Kenanga Research & Investment

MRCB-Quill REIT - 1HFY20 Better Than Expected

kiasutrader
Publish date: Mon, 17 Aug 2020, 11:22 AM

1HFY20 realised net income (RNI) of RM38.9m (+8% YoY Ytd) came in above our (65%), and consensus (57%), expectation, as we had over-estimated the rental rebates for tenants in 2QFY20. 1HFY20 dividend of 3.43 sen is also above expectation (at 63%). Hence, we increase FY20-21E CNP by 22-3% to RM73-76m on improved occupancy and lower rebates. Upgrade to OUTPERFORM (from MP) with a higher TP of RM0.800 (from RM0.700). MQREIT offers investors a potential total return of 14% based on our revised estimates.

1HFY20 realised net income (RNI) of RM38.9m is above our expectation at 65% and consensus at 57% as 2QFY20 rental rebates to tenants were not as high as previously anticipated. 1HFY20 GDPU of 3.43 sen per unit (which includes a non-taxable portion of 0.09 sen) is also above at 63% of our FY20E GDPU of 5.4 sen.

Results’ highlights. YoY-Ytd, top-line was up by 2% on higher revenue generated from Menara Shell, Wisma Technip, and Tesco. As a result of lower property operating expense (-3%) and finance cost (- 6%), RNI was up by 8%. However, DPU was flat at 3.43 sen as the group aims for prudent cash management in light of Covid-19 uncertainties. QoQ, top-line was down by 3.8% on marginally lower gross revenue recognised during the quarter due to rental rebates. RNI declined by 3.6% despite mildly lower operating expense (-3%) and finance cost (-6.6%)
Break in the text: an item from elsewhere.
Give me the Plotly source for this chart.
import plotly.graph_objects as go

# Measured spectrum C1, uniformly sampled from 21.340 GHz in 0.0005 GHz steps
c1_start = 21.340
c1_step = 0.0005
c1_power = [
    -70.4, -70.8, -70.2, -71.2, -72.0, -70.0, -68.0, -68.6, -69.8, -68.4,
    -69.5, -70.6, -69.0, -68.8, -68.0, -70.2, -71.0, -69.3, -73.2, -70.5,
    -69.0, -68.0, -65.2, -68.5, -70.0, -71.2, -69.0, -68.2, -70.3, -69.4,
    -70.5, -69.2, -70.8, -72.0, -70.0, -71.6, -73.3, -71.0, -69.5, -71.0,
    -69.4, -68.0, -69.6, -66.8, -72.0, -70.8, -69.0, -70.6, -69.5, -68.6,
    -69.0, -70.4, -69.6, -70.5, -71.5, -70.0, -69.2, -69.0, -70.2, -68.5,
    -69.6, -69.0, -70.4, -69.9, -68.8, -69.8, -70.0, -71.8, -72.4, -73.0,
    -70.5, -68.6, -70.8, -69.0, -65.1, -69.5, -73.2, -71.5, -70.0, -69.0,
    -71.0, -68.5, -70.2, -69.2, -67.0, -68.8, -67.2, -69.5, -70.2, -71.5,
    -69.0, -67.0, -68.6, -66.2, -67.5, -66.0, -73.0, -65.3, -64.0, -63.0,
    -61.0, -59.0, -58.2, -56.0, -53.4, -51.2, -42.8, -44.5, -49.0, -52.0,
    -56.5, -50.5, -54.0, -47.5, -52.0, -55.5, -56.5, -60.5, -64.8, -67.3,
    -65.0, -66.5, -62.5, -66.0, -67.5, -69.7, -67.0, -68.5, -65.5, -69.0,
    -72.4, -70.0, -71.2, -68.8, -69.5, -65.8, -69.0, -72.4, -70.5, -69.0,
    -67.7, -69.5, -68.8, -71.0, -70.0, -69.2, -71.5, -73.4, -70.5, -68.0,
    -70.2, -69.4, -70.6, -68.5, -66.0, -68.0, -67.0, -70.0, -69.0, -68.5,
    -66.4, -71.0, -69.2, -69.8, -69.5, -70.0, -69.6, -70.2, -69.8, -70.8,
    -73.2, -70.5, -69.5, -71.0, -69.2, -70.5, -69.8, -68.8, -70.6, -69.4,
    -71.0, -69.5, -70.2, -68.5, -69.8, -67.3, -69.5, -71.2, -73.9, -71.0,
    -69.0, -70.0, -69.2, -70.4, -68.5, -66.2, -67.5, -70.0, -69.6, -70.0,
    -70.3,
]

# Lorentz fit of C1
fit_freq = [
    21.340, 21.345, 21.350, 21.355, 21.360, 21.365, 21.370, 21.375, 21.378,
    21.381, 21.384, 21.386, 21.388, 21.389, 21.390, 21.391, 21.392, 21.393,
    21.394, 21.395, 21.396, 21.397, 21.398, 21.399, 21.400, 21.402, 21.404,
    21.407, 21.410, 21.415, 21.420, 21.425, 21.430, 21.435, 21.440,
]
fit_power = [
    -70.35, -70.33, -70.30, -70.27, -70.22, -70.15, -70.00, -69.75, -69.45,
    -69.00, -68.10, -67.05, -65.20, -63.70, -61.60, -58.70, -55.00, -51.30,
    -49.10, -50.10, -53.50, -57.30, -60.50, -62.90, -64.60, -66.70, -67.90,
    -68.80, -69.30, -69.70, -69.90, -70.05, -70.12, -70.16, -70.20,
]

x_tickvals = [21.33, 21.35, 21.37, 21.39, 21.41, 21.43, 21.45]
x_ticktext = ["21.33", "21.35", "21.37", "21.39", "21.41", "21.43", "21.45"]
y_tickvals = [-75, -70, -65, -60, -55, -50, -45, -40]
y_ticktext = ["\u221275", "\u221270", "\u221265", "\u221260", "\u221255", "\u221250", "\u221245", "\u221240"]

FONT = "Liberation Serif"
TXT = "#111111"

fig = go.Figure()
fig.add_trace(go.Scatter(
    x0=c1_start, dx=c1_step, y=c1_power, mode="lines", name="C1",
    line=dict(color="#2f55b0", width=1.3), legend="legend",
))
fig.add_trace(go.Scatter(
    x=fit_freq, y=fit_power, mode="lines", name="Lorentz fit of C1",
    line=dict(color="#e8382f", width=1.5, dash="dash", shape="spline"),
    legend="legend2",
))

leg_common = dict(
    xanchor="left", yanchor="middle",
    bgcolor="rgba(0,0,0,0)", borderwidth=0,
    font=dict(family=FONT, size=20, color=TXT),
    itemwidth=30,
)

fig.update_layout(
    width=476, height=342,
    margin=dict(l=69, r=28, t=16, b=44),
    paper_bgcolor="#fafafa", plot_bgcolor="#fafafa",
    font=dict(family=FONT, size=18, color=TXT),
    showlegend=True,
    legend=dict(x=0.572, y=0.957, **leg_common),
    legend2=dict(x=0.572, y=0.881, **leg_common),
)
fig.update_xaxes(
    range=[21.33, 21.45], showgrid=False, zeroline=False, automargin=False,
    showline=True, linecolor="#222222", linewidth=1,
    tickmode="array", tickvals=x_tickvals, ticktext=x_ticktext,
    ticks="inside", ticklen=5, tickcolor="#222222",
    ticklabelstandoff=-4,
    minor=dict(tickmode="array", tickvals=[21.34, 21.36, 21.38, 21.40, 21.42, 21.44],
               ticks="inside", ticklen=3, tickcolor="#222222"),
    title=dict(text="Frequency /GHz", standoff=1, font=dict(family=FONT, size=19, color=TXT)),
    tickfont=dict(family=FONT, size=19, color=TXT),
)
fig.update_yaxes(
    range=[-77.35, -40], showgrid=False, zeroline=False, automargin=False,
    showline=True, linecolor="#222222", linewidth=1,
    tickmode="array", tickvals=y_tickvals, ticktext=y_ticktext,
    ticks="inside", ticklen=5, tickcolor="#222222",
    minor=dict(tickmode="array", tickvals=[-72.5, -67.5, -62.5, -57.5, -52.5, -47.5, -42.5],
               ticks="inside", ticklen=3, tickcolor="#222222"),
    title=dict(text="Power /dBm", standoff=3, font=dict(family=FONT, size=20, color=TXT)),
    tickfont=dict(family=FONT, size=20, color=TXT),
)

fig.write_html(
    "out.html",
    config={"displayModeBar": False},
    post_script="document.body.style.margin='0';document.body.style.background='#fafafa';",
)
Outlook. FY20-21 will see minimal lease expiries of 19-21% of net lettable assets (NLA) while the issue of oversupply of office spaces in the Klang Valley remains. The group remains cautious of the Covid-19 situation but does not expect further rental rebates in 2HFY20 as business operations are improving. Portfolio occupancy remains stable at 90.4% in 2QFY20.

Increase FY20-21E CNP by 22-3% to RM73-76m on improved occupancy of 90-91% (from 87-90% in FY20-21E) and lower-than expected rental rebates in 2QFY20. FY20-21E GDPU/NDPU to 6.4-6.7 sen / 5.8-6.0 sen, (from GDPU/NDPU 5.5-6.7 sen / 4.9-6.1 sen) on improved earnings but a lower pay-out ratio of 95% (from 99%) as we believe MQREIT prefers to be prudent with cash management, implying gross yields of 8.5-8.8% (net yield of 7.7-8.0%).

Upgrade to OUTPERFORM (from MP) with a higher Target Price of RM0.80 (from RM0.70). Our TP is based on FY21E GDPU of 6.7 sen but on a lower spread of +5.8ppt @ +1.5SD (from +6.3ppt @ +2SD) on a lower 10-year MGS target of 2.80% (from 3.30%). Our target yield spread is in line with the sector at +1.0 to +2.0SD to historical levels as we remain cautious under this Covid-19 pandemic, but we believe MQREIT warrants slightly better spreads given that 1HFY20 saw minimal earnings weakness contrary to our earlier poor expectation. We also do not expect further rental rebates in 2HFY20, barring any unforeseen circumstances. At current levels, the gross yields are attractive at 8.8% vs. MREITs under our coverage with an average of 5.3%, given the stability of the office segment compared to retail and hospitality segments.

Risks to our call include bond yield expansions and weaker-than expected rental reversions.